▸ **Source data**:

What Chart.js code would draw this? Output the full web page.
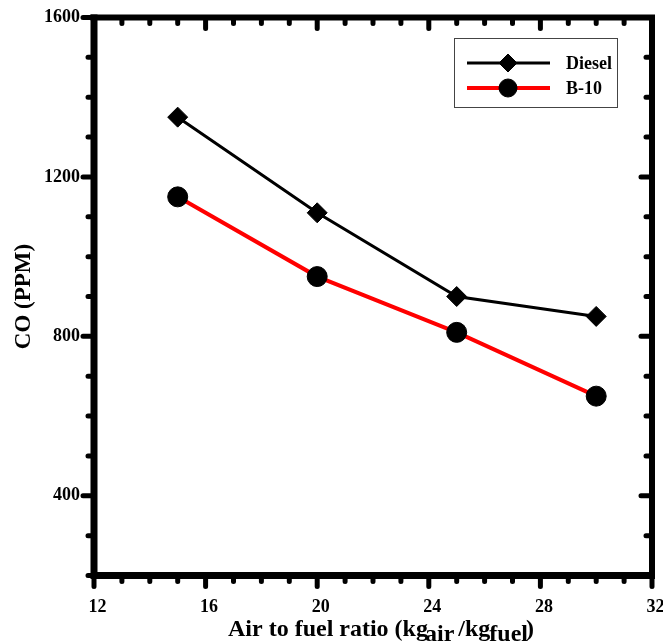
<!DOCTYPE html>
<html>
<head>
<meta charset="utf-8">
<script src="https://cdn.jsdelivr.net/npm/chart.js@4.4.0/dist/chart.umd.min.js"></script>
<style>
  html, body { margin: 0; padding: 0; background: #fff; }
  canvas { display: block; }
</style>
</head>
<body>
<canvas id="coChart" width="663" height="642"></canvas>
<script>
// air-to-fuel ratio vs CO emissions
const afRatio = [15, 20, 25, 30];
const dieselCO = [1350, 1110, 900, 850];
const b10CO = [1150, 950, 810, 650];

const xMin = 12, xMax = 32, xStep = 4, xMinorStep = 1;
const yMin = 200, yMax = 1600, yStep = 400, yMinorStep = 100;

const serif = "'Liberation Serif', 'Times New Roman', serif";

// thick box frame with rounded tick marks: outward on left/bottom, inward on top/right
const frameTicks = {
    id: 'frameTicks',
    afterDraw(chart) {
        const { ctx, chartArea: a, scales: { x, y } } = chart;
        ctx.save();
        ctx.strokeStyle = '#000';
        ctx.lineCap = 'round';

        ctx.lineWidth = 5;
        for (let v = xMin; v <= xMax; v += xMinorStep) {
            const px = x.getPixelForValue(v);
            const len = v % xStep === 0 ? 11 : 6;
            ctx.beginPath();
            ctx.moveTo(px, a.bottom); ctx.lineTo(px, a.bottom + len);
            ctx.moveTo(px, a.top); ctx.lineTo(px, a.top + len);
            ctx.stroke();
        }
        for (let v = yMin; v <= yMax; v += yMinorStep) {
            const py = y.getPixelForValue(v);
            const len = v % yStep === 0 ? 11 : 6;
            ctx.beginPath();
            ctx.moveTo(a.left, py); ctx.lineTo(a.left - len, py);
            ctx.moveTo(a.right, py); ctx.lineTo(a.right - len, py);
            ctx.stroke();
        }

        ctx.lineCap = 'butt';
        ctx.lineWidth = 7;
        ctx.beginPath();
        ctx.moveTo(a.left, a.top - 3); ctx.lineTo(a.left, a.bottom + 3.5);
        ctx.moveTo(a.left - 3.5, a.bottom); ctx.lineTo(a.right + 3, a.bottom);
        ctx.stroke();
        ctx.lineWidth = 6;
        ctx.beginPath();
        ctx.moveTo(a.left - 3.5, a.top); ctx.lineTo(a.right + 3, a.top);
        ctx.moveTo(a.right, a.top); ctx.lineTo(a.right, a.bottom);
        ctx.stroke();
        ctx.restore();
    }
};

// boxed legend in the upper right
const boxLegend = {
    id: 'boxLegend',
    afterDraw(chart) {
        const { ctx } = chart;
        ctx.save();
        ctx.strokeStyle = '#444';
        ctx.lineWidth = 1;
        ctx.strokeRect(454.5, 38.5, 163, 69);
        chart.data.datasets.forEach((ds, i) => {
            const ly = 63 + i * 25;
            ctx.strokeStyle = ds.borderColor;
            ctx.lineWidth = ds.borderWidth;
            ctx.beginPath();
            ctx.moveTo(467, ly); ctx.lineTo(550, ly);
            ctx.stroke();
            ctx.fillStyle = ds.pointBackgroundColor;
            ctx.strokeStyle = ds.pointBorderColor;
            ctx.lineWidth = 1;
            Chart.helpers.drawPoint(ctx, {
                pointStyle: ds.pointStyle, radius: ds.pointRadius - 1, borderWidth: 1, rotation: 0
            }, 508, ly);
            ctx.fillStyle = '#000';
            ctx.font = 'bold 18px ' + serif;
            ctx.textBaseline = 'middle';
            ctx.textAlign = 'left';
            ctx.fillText(ds.label, 566, ly + 1);
        });
        ctx.restore();
    }
};

// x axis title with subscripts
const xTitle = {
    id: 'xTitle',
    afterDraw(chart) {
        const { ctx } = chart;
        const base = 636;
        const parts = [
            ['Air to fuel ratio (kg', 0, 0],
            ['air', 5, -3],
            ['/kg', 0, 4],
            ['fuel', 5, -1],
            [')', 0, -2]
        ];
        ctx.save();
        ctx.fillStyle = '#000';
        ctx.font = 'bold 24px ' + serif;
        ctx.textBaseline = 'alphabetic';
        ctx.textAlign = 'left';
        let cx = 228;
        parts.forEach(([txt, drop, shift]) => {
            cx += shift;
            ctx.fillText(txt, cx, base + drop);
            cx += ctx.measureText(txt).width;
        });
        ctx.restore();
    }
};

new Chart(document.getElementById('coChart'), {
    type: 'line',
    data: {
        datasets: [
            {
                label: 'Diesel',
                data: afRatio.map((v, i) => ({ x: v, y: dieselCO[i] })),
                borderColor: '#000',
                borderWidth: 3,
                pointStyle: 'rectRot',
                pointRadius: 10,
                pointBackgroundColor: '#000',
                pointBorderColor: '#000',
                pointBorderWidth: 1
            },
            {
                label: 'B-10',
                data: afRatio.map((v, i) => ({ x: v, y: b10CO[i] })),
                borderColor: '#ff0000',
                borderWidth: 4,
                pointStyle: 'circle',
                pointRadius: 10,
                pointBackgroundColor: '#000',
                pointBorderColor: '#000',
                pointBorderWidth: 1
            }
        ]
    },
    options: {
        responsive: false,
        animation: false,
        devicePixelRatio: 1,
        layout: { padding: { top: 17.5, right: 11, left: 0, bottom: 0 } },
        elements: { line: { tension: 0 } },
        plugins: { legend: { display: false }, tooltip: { enabled: false } },
        scales: {
            x: {
                type: 'linear',
                min: xMin, max: xMax,
                grid: { display: false, drawTicks: false },
                border: { display: false },
                ticks: {
                    stepSize: xStep,
                    padding: 21,
                    labelOffset: 3.5,
                    color: '#000',
                    callback: v => String(v),
                    font: { family: serif, size: 18, weight: 'bold' }
                },
                afterFit: s => { s.height = 66.5; s.paddingLeft = 0; s.paddingRight = 0; }
            },
            y: {
                min: yMin, max: yMax,
                grid: { display: false, drawTicks: false },
                border: { display: false },
                ticks: {
                    stepSize: yStep,
                    includeBounds: false,
                    padding: 14,
                    color: '#000',
                    callback: v => String(v),
                    font: { family: serif, size: 18, weight: 'bold' }
                },
                title: {
                    display: true,
                    text: 'CO (PPM)',
                    color: '#000',
                    padding: { top: 10, bottom: 0 },
                    font: { family: serif, size: 23, weight: 'bold' }
                },
                afterFit: s => { s.width = 94; s.paddingTop = 0; s.paddingBottom = 0; }
            }
        }
    },
    plugins: [frameTicks, boxLegend, xTitle]
});
</script>
</body>
</html>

▸ **Set task**: Send back the data above word for word, with the pictures left out.

▸ **Output**:
What Chart.js code would draw this? Output the full web page.
<!DOCTYPE html>
<html>
<head>
<meta charset="utf-8">
<script src="https://cdn.jsdelivr.net/npm/chart.js@4.4.0/dist/chart.umd.min.js"></script>
<style>
  html, body { margin: 0; padding: 0; background: #fff; }
  canvas { display: block; }
</style>
</head>
<body>
<canvas id="coChart" width="663" height="642"></canvas>
<script>
// air-to-fuel ratio vs CO emissions
const afRatio = [15, 20, 25, 30];
const dieselCO = [1350, 1110, 900, 850];
const b10CO = [1150, 950, 810, 650];

const xMin = 12, xMax = 32, xStep = 4, xMinorStep = 1;
const yMin = 200, yMax = 1600, yStep = 400, yMinorStep = 100;

const serif = "'Liberation Serif', 'Times New Roman', serif";

// thick box frame with rounded tick marks: outward on left/bottom, inward on top/right
const frameTicks = {
    id: 'frameTicks',
    afterDraw(chart) {
        const { ctx, chartArea: a, scales: { x, y } } = chart;
        ctx.save();
        ctx.strokeStyle = '#000';
        ctx.lineCap = 'round';

        ctx.lineWidth = 5;
        for (let v = xMin; v <= xMax; v += xMinorStep) {
            const px = x.getPixelForValue(v);
            const len = v % xStep === 0 ? 11 : 6;
            ctx.beginPath();
            ctx.moveTo(px, a.bottom); ctx.lineTo(px, a.bottom + len);
            ctx.moveTo(px, a.top); ctx.lineTo(px, a.top + len);
            ctx.stroke();
        }
        for (let v = yMin; v <= yMax; v += yMinorStep) {
            const py = y.getPixelForValue(v);
            const len = v % yStep === 0 ? 11 : 6;
            ctx.beginPath();
            ctx.moveTo(a.left, py); ctx.lineTo(a.left - len, py);
            ctx.moveTo(a.right, py); ctx.lineTo(a.right - len, py);
            ctx.stroke();
        }

        ctx.lineCap = 'butt';
        ctx.lineWidth = 7;
        ctx.beginPath();
        ctx.moveTo(a.left, a.top - 3); ctx.lineTo(a.left, a.bottom + 3.5);
        ctx.moveTo(a.left - 3.5, a.bottom); ctx.lineTo(a.right + 3, a.bottom);
        ctx.stroke();
        ctx.lineWidth = 6;
        ctx.beginPath();
        ctx.moveTo(a.left - 3.5, a.top); ctx.lineTo(a.right + 3, a.top);
        ctx.moveTo(a.right, a.top); ctx.lineTo(a.right, a.bottom);
        ctx.stroke();
        ctx.restore();
    }
};

// boxed legend in the upper right
const boxLegend = {
    id: 'boxLegend',
    afterDraw(chart) {
        const { ctx } = chart;
        ctx.save();
        ctx.strokeStyle = '#444';
        ctx.lineWidth = 1;
        ctx.strokeRect(454.5, 38.5, 163, 69);
        chart.data.datasets.forEach((ds, i) => {
            const ly = 63 + i * 25;
            ctx.strokeStyle = ds.borderColor;
            ctx.lineWidth = ds.borderWidth;
            ctx.beginPath();
            ctx.moveTo(467, ly); ctx.lineTo(550, ly);
            ctx.stroke();
            ctx.fillStyle = ds.pointBackgroundColor;
            ctx.strokeStyle = ds.pointBorderColor;
            ctx.lineWidth = 1;
            Chart.helpers.drawPoint(ctx, {
                pointStyle: ds.pointStyle, radius: ds.pointRadius - 1, borderWidth: 1, rotation: 0
            }, 508, ly);
            ctx.fillStyle = '#000';
            ctx.font = 'bold 18px ' + serif;
            ctx.textBaseline = 'middle';
            ctx.textAlign = 'left';
            ctx.fillText(ds.label, 566, ly + 1);
        });
        ctx.restore();
    }
};

// x axis title with subscripts
const xTitle = {
    id: 'xTitle',
    afterDraw(chart) {
        const { ctx } = chart;
        const base = 636;
        const parts = [
            ['Air to fuel ratio (kg', 0, 0],
            ['air', 5, -3],
            ['/kg', 0, 4],
            ['fuel', 5, -1],
            [')', 0, -2]
        ];
        ctx.save();
        ctx.fillStyle = '#000';
        ctx.font = 'bold 24px ' + serif;
        ctx.textBaseline = 'alphabetic';
        ctx.textAlign = 'left';
        let cx = 228;
        parts.forEach(([txt, drop, shift]) => {
            cx += shift;
            ctx.fillText(txt, cx, base + drop);
            cx += ctx.measureText(txt).width;
        });
        ctx.restore();
    }
};

new Chart(document.getElementById('coChart'), {
    type: 'line',
    data: {
        datasets: [
            {
                label: 'Diesel',
                data: afRatio.map((v, i) => ({ x: v, y: dieselCO[i] })),
                borderColor: '#000',
                borderWidth: 3,
                pointStyle: 'rectRot',
                pointRadius: 10,
                pointBackgroundColor: '#000',
                pointBorderColor: '#000',
                pointBorderWidth: 1
            },
            {
                label: 'B-10',
                data: afRatio.map((v, i) => ({ x: v, y: b10CO[i] })),
                borderColor: '#ff0000',
                borderWidth: 4,
                pointStyle: 'circle',
                pointRadius: 10,
                pointBackgroundColor: '#000',
                pointBorderColor: '#000',
                pointBorderWidth: 1
            }
        ]
    },
    options: {
        responsive: false,
        animation: false,
        devicePixelRatio: 1,
        layout: { padding: { top: 17.5, right: 11, left: 0, bottom: 0 } },
        elements: { line: { tension: 0 } },
        plugins: { legend: { display: false }, tooltip: { enabled: false } },
        scales: {
            x: {
                type: 'linear',
                min: xMin, max: xMax,
                grid: { display: false, drawTicks: false },
                border: { display: false },
                ticks: {
                    stepSize: xStep,
                    padding: 21,
                    labelOffset: 3.5,
                    color: '#000',
                    callback: v => String(v),
                    font: { family: serif, size: 18, weight: 'bold' }
                },
                afterFit: s => { s.height = 66.5; s.paddingLeft = 0; s.paddingRight = 0; }
            },
            y: {
                min: yMin, max: yMax,
                grid: { display: false, drawTicks: false },
                border: { display: false },
                ticks: {
                    stepSize: yStep,
                    includeBounds: false,
                    padding: 14,
                    color: '#000',
                    callback: v => String(v),
                    font: { family: serif, size: 18, weight: 'bold' }
                },
                title: {
                    display: true,
                    text: 'CO (PPM)',
                    color: '#000',
                    padding: { top: 10, bottom: 0 },
                    font: { family: serif, size: 23, weight: 'bold' }
                },
                afterFit: s => { s.width = 94; s.paddingTop = 0; s.paddingBottom = 0; }
            }
        }
    },
    plugins: [frameTicks, boxLegend, xTitle]
});
</script>
</body>
</html>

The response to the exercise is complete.